The concept is a Netflix for ebooks–for a fixed price per month, you get to read as many ebooks from the vendor’s catalog as you want. Oyster came out with a product earlier this month. Now Scribd has announced a competing product. The prices are about the same: $9 per month for Scribd, $10 per month for Oyster.
Scribd has a deal with HarperCollins that gives them access to most of that publisher’s backlist, and this appears to be a differentiator. Assuming that both companies get the technology right, the key would seem to be who can offer more of the books people want to read. (Oyster only works on smartphones, not tablets, and that seems nuts to me; presumably they can change course if it turns out that most people agree with me.)
As a reader, I’m not especially interested — I just don’t have enough reading time, and my tastes are too eclectic, to make the products worth it. Also, I’m perfectly happy to read a hardcopy book from the library. I suppose the concept might make sense for other people, but I’m a bit dubious. Unless you can sign up all the major publishers, the selection is bound to be limited in ways that readers will find frustrating.

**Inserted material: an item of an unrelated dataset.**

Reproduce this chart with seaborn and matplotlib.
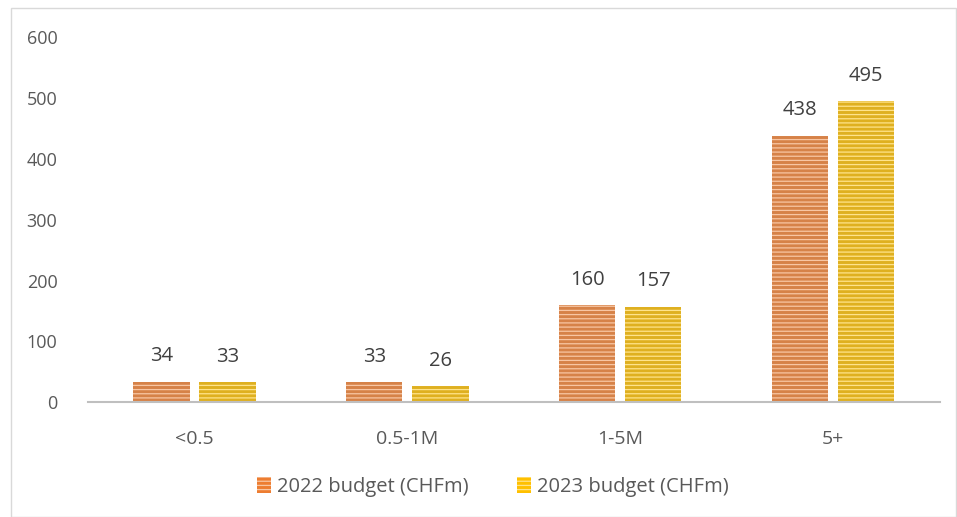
import matplotlib
matplotlib.use("Agg")
import matplotlib.pyplot as plt
import seaborn as sns
import pandas as pd
from matplotlib.patches import Rectangle

categories = ["<0.5", "0.5-1M", "1-5M", "5+"]
budget_2022 = [34, 33, 160, 438]
budget_2023 = [33, 26, 157, 495]
series = ["2022 budget (CHFm)", "2023 budget (CHFm)"]

df = pd.DataFrame({
    "cat": categories * 2,
    "val": budget_2022 + budget_2023,
    "series": [series[0]] * 4 + [series[1]] * 4,
})

colors = {series[0]: "#ED7D31", series[1]: "#FFC000"}
hatch_colors = {series[0]: "#F8C6A3", series[1]: "#FFE38A"}

sns.set_style("white")
plt.rcParams["font.family"] = ["Open Sans", "DejaVu Sans"]
plt.rcParams["hatch.linewidth"] = 0.9

fig = plt.figure(figsize=(9.57, 5.17), dpi=100)
ax = fig.add_axes([0.092, 0.222, 0.89, 0.706])

sns.barplot(data=df, x="cat", y="val", hue="series", order=categories,
            hue_order=series, palette=colors, width=0.62, gap=0.15,
            legend=False, ax=ax)

for cont, s in zip(ax.containers, series):
    for bar in cont:
        bar.set_hatch("----")
        bar.set_edgecolor(hatch_colors[s])
        bar.set_linewidth(0)
    ax.bar_label(cont, padding=11, fontsize=14.5, color="#404040")

ax.set_ylim(0, 600)
ax.set_yticks(range(0, 601, 100))
ax.set_xlabel("")
ax.set_ylabel("")
ax.tick_params(axis="both", colors="#595959", length=0)
ax.tick_params(axis="x", labelsize=14, pad=20)
ax.tick_params(axis="y", labelsize=13, pad=22)
for sp in ["top", "right", "left"]:
    ax.spines[sp].set_visible(False)
ax.spines["bottom"].set_color("#BFBFBF")
ax.spines["bottom"].set_linewidth(1.5)

handles = [Rectangle((0, 0), 1, 1, facecolor=colors[s], edgecolor=hatch_colors[s],
                     hatch="----", linewidth=0) for s in series]
fig.legend(handles, series, loc="center", bbox_to_anchor=(0.515, 0.058), ncol=2,
           frameon=False, fontsize=14.5, labelcolor="#595959",
           handlelength=0.7, handleheight=0.8, columnspacing=2.4, handletextpad=0.3)

fig.add_artist(Rectangle((0.011, 0.0), 0.988, 0.985, transform=fig.transFigure,
                         fill=False, edgecolor="#D9D9D9", linewidth=1))

fig.savefig("out.png", dpi=100)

Having said that, I have plenty of listening time on my endless commute, and I have recently joined Audible, the big audio book company (now owned, along with most everything else, by Amazon). Its model is to make you buy credits, either one per month or a bunch up front (I bought a bunch up front). This gets you a substantial discount over their prices for non-members. The cost comes out to be about $12 per title, which doesn’t seem too bad. And they have a huge catalog, including lots of my friend Jeff Carver’s novels. So far it seems like a good deal from my perspective; your mileage may vary.